• [PROBLEM]
What is the number of lines in these entries that include "this"? Write that number and no other text.

• [EXTRACTED DATA]

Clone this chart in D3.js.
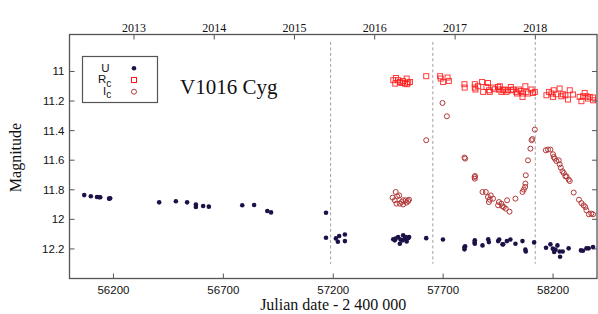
...
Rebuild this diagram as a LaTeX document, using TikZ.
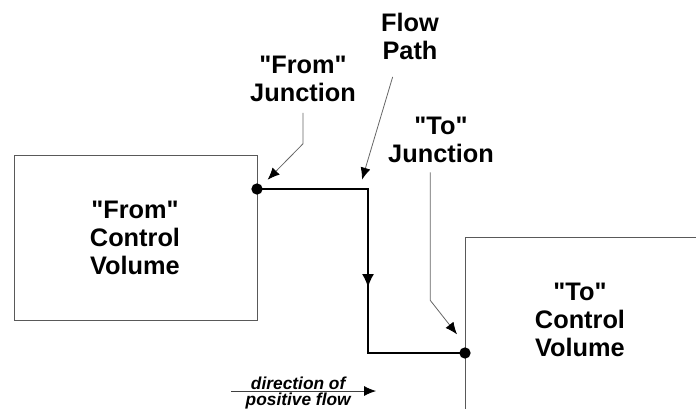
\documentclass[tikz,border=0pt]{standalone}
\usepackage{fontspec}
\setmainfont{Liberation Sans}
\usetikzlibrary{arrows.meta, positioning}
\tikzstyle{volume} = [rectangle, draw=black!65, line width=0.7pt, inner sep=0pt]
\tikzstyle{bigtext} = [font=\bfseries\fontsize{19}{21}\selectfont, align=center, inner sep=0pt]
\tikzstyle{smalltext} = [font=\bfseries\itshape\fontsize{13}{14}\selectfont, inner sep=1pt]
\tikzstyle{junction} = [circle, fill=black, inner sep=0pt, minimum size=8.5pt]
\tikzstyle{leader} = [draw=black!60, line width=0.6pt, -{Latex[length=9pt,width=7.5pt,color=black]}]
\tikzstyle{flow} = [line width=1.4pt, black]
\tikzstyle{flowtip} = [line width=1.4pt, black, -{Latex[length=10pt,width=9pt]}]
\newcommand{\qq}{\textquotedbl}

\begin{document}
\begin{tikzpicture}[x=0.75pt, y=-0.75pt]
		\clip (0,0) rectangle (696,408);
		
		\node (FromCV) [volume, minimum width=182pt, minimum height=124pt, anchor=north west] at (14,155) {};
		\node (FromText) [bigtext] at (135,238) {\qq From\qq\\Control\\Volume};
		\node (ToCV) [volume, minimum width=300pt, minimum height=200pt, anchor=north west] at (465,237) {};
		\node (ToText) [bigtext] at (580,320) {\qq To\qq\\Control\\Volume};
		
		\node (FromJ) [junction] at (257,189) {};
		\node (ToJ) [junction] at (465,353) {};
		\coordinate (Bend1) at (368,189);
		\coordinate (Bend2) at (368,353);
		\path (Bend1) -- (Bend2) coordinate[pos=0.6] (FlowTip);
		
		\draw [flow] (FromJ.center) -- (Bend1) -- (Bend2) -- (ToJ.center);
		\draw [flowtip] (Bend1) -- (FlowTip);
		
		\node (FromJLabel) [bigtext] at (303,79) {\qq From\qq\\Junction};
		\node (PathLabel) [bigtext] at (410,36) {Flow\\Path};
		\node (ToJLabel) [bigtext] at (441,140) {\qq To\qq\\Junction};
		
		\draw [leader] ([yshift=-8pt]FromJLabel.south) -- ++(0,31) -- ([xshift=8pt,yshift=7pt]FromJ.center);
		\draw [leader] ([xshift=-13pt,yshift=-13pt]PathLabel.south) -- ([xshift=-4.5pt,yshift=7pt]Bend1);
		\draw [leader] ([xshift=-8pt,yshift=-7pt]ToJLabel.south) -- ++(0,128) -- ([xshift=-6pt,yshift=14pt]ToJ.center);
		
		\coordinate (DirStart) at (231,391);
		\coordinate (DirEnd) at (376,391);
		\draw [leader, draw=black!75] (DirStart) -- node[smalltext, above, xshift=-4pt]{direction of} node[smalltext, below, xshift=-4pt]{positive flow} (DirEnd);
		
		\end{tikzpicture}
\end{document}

• [EXERCISE RESPONSE]
2